The only option left open to me is to try and buy a property. Except I’m not only competing with members of my community for the precious few housing stock that come onto the market. I am also competing with second-home owners and would-be holiday letters, whose city wages far outstrip my country wages. I have a good job which I have held down with the same company for 16 years. By local standards it should afford me a comfortable standard of living. I have no children or other dependants and am not married, therefore all my income is my own.

 

Nevertheless, my money does not stretch anywhere near the level that the housing market here is now at. A 2-bed house the same as mine a few doors down, sold recently for around £220-£240K without any modernisation. Being priced out of 99% of the housing market here, I have no choice but to look at small flats to buy. A flat I looked at only months ago, recently had its entire roof ripped off by a storm, such is the build quality.

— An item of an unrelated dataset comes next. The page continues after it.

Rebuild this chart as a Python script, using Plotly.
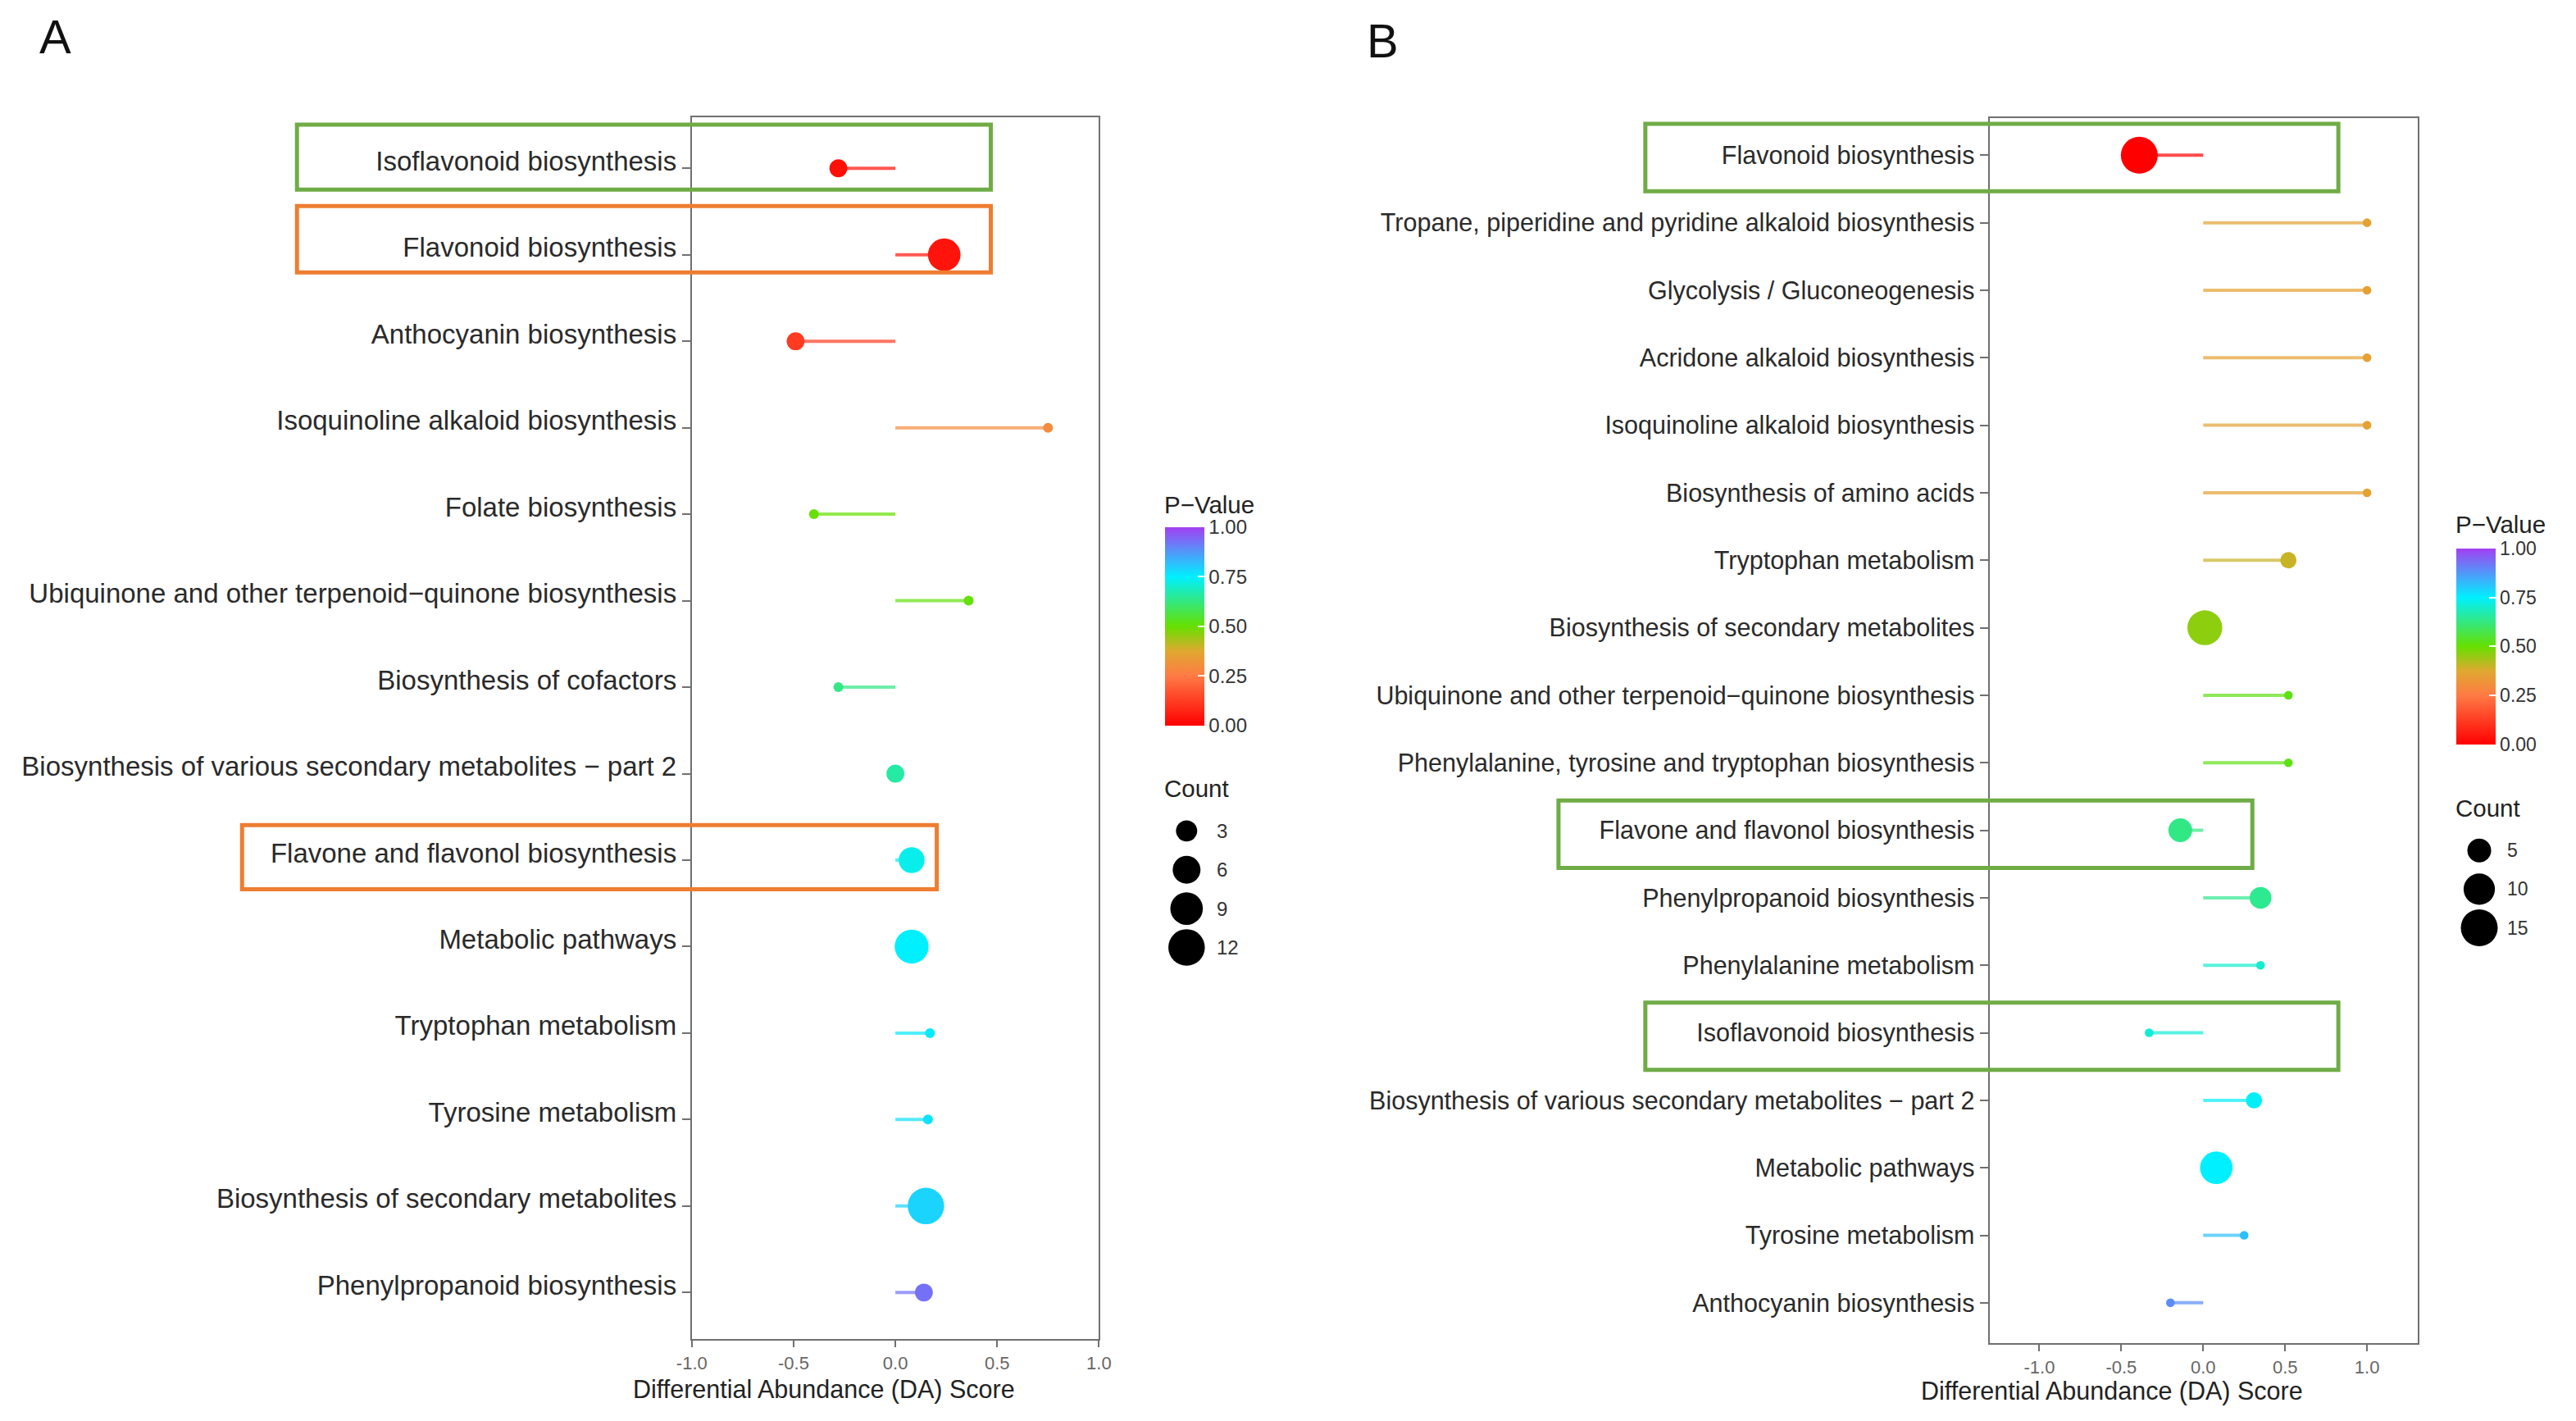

Had I liked the flat when I viewed it, I’d have been its unfortunate owner when the storm decimated its roof.

 

As it is, I am currently 12 weeks into purchasing a similar flat, built in the early 1960’s, which has no insulation in the walls or ceiling, no internal heating, penetrating damp, and a fire risk assessment whose recommendations for improvements have been ignored by the resident-formed management company since 2018. In the wake of Grenfell, I am aghast that a 9 flat, 3 storey building can have no common fire detection or alarm system, and that it’s management company can get away with ignoring a fire risk assessment which specifically outlined failings in compartmentalisation due to the individual flats not having fire doors, nor sufficient internal fire-stopping in the service ducts. I’m buying a flat on the top floor, and there is no fire escape. I am quite literally jumping out of the frying pan of my dilapidated rental house, and into the fire of a flat which is still not fit for purpose.

 

As there are no other properties in Tywyn or neighbouring communities that are within the range of my attainable mortgage, I have no choice but to proceed with this flat purchase. I have been saving for the last 10 years for my future pension, but I will now have to spend that entire amount just getting this flat up to standard. Then I’ll have no funds left to my name.

 

For me to be between these two appalling options, after getting a good education and working hard all my adult life, is soul-destroying. Had I not bothered to educate myself or get a good job, maybe had a couple of kids when I was a teenager, I could be living in social housing given to me for free with everything provided, for a nominal rent. Yet because I am part of this forgotten demographic of young professionals, I am invisible. I would be at the back of the queue for any help from the state.

 

Why won’t the Welsh Government stop this happening to our communities? The cry has been going unheard for 50 years regarding second home ownership, and the housing crisis is now beyond a joke. Our language is dying, our infrastructure is being stripped from our towns, and our communities are being torn apart whilst our villages are gentrified into nothing more than glorified holiday resorts. Here in Tywyn the Doctor’s surgery has just been handed back to the health authority, our Dentist has just closed, and our optician is long gone. What is the future of this town to be when we can’t afford to live in our own houses anymore, and can’t get basic medical provision?

 

The Welsh Government needs to put its people first, and support and enable us to restore our scattered communities. I shouldn’t have to face a choice between living in unsafe properties, or having to leave my family and community, just because other people think it’s acceptable to take our houses for their playthings. Homes should be homes.